** Begin **

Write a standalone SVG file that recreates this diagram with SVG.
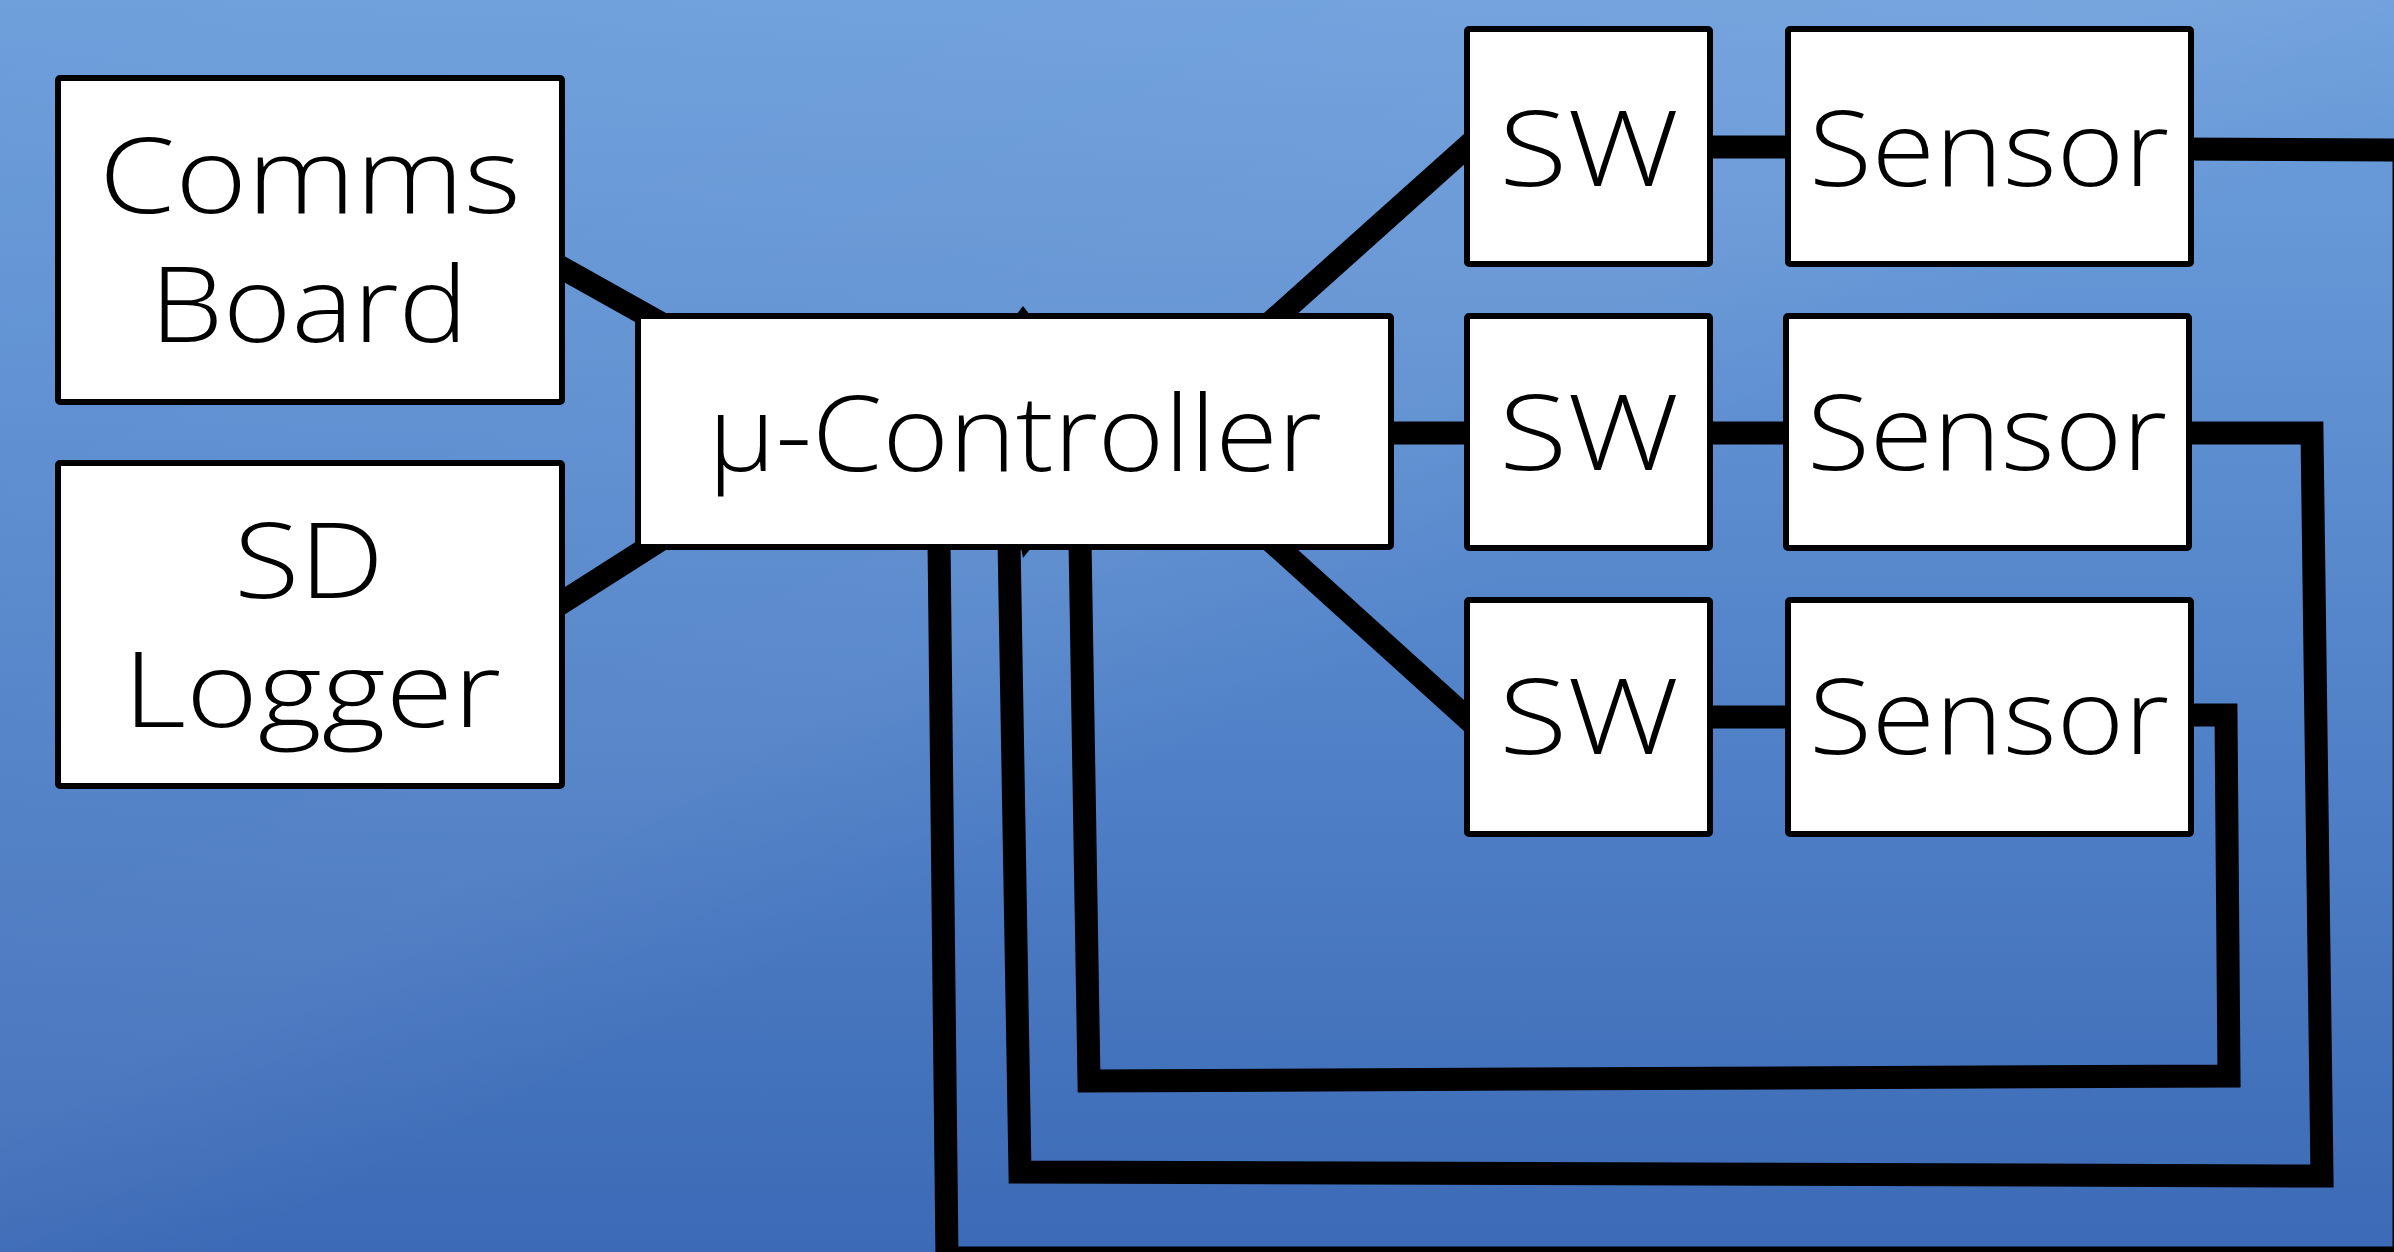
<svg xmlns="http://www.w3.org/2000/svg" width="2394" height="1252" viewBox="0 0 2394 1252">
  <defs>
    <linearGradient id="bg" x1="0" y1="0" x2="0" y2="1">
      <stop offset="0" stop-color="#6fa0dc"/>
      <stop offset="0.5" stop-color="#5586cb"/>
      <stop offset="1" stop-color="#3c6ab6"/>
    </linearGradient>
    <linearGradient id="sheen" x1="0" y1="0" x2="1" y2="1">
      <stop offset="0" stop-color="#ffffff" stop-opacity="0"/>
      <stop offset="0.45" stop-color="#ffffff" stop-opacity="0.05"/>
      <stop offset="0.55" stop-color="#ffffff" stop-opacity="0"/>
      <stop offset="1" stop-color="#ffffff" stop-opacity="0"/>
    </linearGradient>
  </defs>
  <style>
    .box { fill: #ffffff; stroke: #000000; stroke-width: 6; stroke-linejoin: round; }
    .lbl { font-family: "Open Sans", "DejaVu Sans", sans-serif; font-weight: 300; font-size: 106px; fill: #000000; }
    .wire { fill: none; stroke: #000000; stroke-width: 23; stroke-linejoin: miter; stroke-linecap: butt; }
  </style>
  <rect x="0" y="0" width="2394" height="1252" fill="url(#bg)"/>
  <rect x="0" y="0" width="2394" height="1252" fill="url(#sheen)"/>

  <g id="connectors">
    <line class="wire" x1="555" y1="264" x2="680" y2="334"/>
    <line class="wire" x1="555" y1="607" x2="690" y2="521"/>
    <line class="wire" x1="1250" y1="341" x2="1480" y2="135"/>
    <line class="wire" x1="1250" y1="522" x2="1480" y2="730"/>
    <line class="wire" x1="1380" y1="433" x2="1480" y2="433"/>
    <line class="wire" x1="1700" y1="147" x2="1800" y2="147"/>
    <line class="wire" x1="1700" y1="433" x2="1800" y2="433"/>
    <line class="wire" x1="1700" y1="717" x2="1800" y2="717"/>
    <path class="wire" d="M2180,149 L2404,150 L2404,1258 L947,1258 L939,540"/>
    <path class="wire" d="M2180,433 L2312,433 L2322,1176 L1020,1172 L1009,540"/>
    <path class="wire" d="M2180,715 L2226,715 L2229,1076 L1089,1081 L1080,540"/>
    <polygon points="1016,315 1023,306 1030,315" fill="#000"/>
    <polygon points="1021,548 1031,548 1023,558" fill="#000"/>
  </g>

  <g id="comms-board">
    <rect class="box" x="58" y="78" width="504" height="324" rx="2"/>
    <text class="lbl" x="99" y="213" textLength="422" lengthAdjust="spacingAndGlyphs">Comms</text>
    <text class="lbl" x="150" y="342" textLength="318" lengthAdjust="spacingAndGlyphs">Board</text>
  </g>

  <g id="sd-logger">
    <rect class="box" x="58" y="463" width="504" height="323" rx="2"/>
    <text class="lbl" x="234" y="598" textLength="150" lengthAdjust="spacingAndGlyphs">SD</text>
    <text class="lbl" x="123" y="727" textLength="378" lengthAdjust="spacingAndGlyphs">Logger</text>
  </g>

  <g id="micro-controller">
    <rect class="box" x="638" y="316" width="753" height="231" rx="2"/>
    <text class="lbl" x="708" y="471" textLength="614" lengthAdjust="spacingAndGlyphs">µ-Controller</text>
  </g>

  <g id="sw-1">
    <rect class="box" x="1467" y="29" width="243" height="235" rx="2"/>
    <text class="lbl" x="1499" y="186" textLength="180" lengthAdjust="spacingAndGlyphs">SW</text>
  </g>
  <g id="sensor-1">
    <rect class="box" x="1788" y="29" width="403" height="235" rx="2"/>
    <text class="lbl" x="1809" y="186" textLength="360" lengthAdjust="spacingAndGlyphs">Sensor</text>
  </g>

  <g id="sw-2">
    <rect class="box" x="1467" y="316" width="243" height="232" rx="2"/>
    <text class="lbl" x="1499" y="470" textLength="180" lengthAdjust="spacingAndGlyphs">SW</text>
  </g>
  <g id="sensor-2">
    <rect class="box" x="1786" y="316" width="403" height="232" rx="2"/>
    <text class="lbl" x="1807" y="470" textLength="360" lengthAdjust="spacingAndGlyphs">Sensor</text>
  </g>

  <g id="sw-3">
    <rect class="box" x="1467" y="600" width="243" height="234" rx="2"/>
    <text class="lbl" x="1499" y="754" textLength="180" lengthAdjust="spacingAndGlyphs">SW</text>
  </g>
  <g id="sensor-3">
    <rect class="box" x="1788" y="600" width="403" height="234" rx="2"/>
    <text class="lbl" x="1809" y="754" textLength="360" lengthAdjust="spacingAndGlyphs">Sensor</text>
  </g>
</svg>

** End **

▸ SET PROBLEM
Repeat the listing in full and exactly. Do not include any images.

▸ SOLUTION TO THE EXERCISE
Write a standalone SVG file that recreates this diagram with SVG.
<svg xmlns="http://www.w3.org/2000/svg" width="2394" height="1252" viewBox="0 0 2394 1252">
  <defs>
    <linearGradient id="bg" x1="0" y1="0" x2="0" y2="1">
      <stop offset="0" stop-color="#6fa0dc"/>
      <stop offset="0.5" stop-color="#5586cb"/>
      <stop offset="1" stop-color="#3c6ab6"/>
    </linearGradient>
    <linearGradient id="sheen" x1="0" y1="0" x2="1" y2="1">
      <stop offset="0" stop-color="#ffffff" stop-opacity="0"/>
      <stop offset="0.45" stop-color="#ffffff" stop-opacity="0.05"/>
      <stop offset="0.55" stop-color="#ffffff" stop-opacity="0"/>
      <stop offset="1" stop-color="#ffffff" stop-opacity="0"/>
    </linearGradient>
  </defs>
  <style>
    .box { fill: #ffffff; stroke: #000000; stroke-width: 6; stroke-linejoin: round; }
    .lbl { font-family: "Open Sans", "DejaVu Sans", sans-serif; font-weight: 300; font-size: 106px; fill: #000000; }
    .wire { fill: none; stroke: #000000; stroke-width: 23; stroke-linejoin: miter; stroke-linecap: butt; }
  </style>
  <rect x="0" y="0" width="2394" height="1252" fill="url(#bg)"/>
  <rect x="0" y="0" width="2394" height="1252" fill="url(#sheen)"/>

  <g id="connectors">
    <line class="wire" x1="555" y1="264" x2="680" y2="334"/>
    <line class="wire" x1="555" y1="607" x2="690" y2="521"/>
    <line class="wire" x1="1250" y1="341" x2="1480" y2="135"/>
    <line class="wire" x1="1250" y1="522" x2="1480" y2="730"/>
    <line class="wire" x1="1380" y1="433" x2="1480" y2="433"/>
    <line class="wire" x1="1700" y1="147" x2="1800" y2="147"/>
    <line class="wire" x1="1700" y1="433" x2="1800" y2="433"/>
    <line class="wire" x1="1700" y1="717" x2="1800" y2="717"/>
    <path class="wire" d="M2180,149 L2404,150 L2404,1258 L947,1258 L939,540"/>
    <path class="wire" d="M2180,433 L2312,433 L2322,1176 L1020,1172 L1009,540"/>
    <path class="wire" d="M2180,715 L2226,715 L2229,1076 L1089,1081 L1080,540"/>
    <polygon points="1016,315 1023,306 1030,315" fill="#000"/>
    <polygon points="1021,548 1031,548 1023,558" fill="#000"/>
  </g>

  <g id="comms-board">
    <rect class="box" x="58" y="78" width="504" height="324" rx="2"/>
    <text class="lbl" x="99" y="213" textLength="422" lengthAdjust="spacingAndGlyphs">Comms</text>
    <text class="lbl" x="150" y="342" textLength="318" lengthAdjust="spacingAndGlyphs">Board</text>
  </g>

  <g id="sd-logger">
    <rect class="box" x="58" y="463" width="504" height="323" rx="2"/>
    <text class="lbl" x="234" y="598" textLength="150" lengthAdjust="spacingAndGlyphs">SD</text>
    <text class="lbl" x="123" y="727" textLength="378" lengthAdjust="spacingAndGlyphs">Logger</text>
  </g>

  <g id="micro-controller">
    <rect class="box" x="638" y="316" width="753" height="231" rx="2"/>
    <text class="lbl" x="708" y="471" textLength="614" lengthAdjust="spacingAndGlyphs">µ-Controller</text>
  </g>

  <g id="sw-1">
    <rect class="box" x="1467" y="29" width="243" height="235" rx="2"/>
    <text class="lbl" x="1499" y="186" textLength="180" lengthAdjust="spacingAndGlyphs">SW</text>
  </g>
  <g id="sensor-1">
    <rect class="box" x="1788" y="29" width="403" height="235" rx="2"/>
    <text class="lbl" x="1809" y="186" textLength="360" lengthAdjust="spacingAndGlyphs">Sensor</text>
  </g>

  <g id="sw-2">
    <rect class="box" x="1467" y="316" width="243" height="232" rx="2"/>
    <text class="lbl" x="1499" y="470" textLength="180" lengthAdjust="spacingAndGlyphs">SW</text>
  </g>
  <g id="sensor-2">
    <rect class="box" x="1786" y="316" width="403" height="232" rx="2"/>
    <text class="lbl" x="1807" y="470" textLength="360" lengthAdjust="spacingAndGlyphs">Sensor</text>
  </g>

  <g id="sw-3">
    <rect class="box" x="1467" y="600" width="243" height="234" rx="2"/>
    <text class="lbl" x="1499" y="754" textLength="180" lengthAdjust="spacingAndGlyphs">SW</text>
  </g>
  <g id="sensor-3">
    <rect class="box" x="1788" y="600" width="403" height="234" rx="2"/>
    <text class="lbl" x="1809" y="754" textLength="360" lengthAdjust="spacingAndGlyphs">Sensor</text>
  </g>
</svg>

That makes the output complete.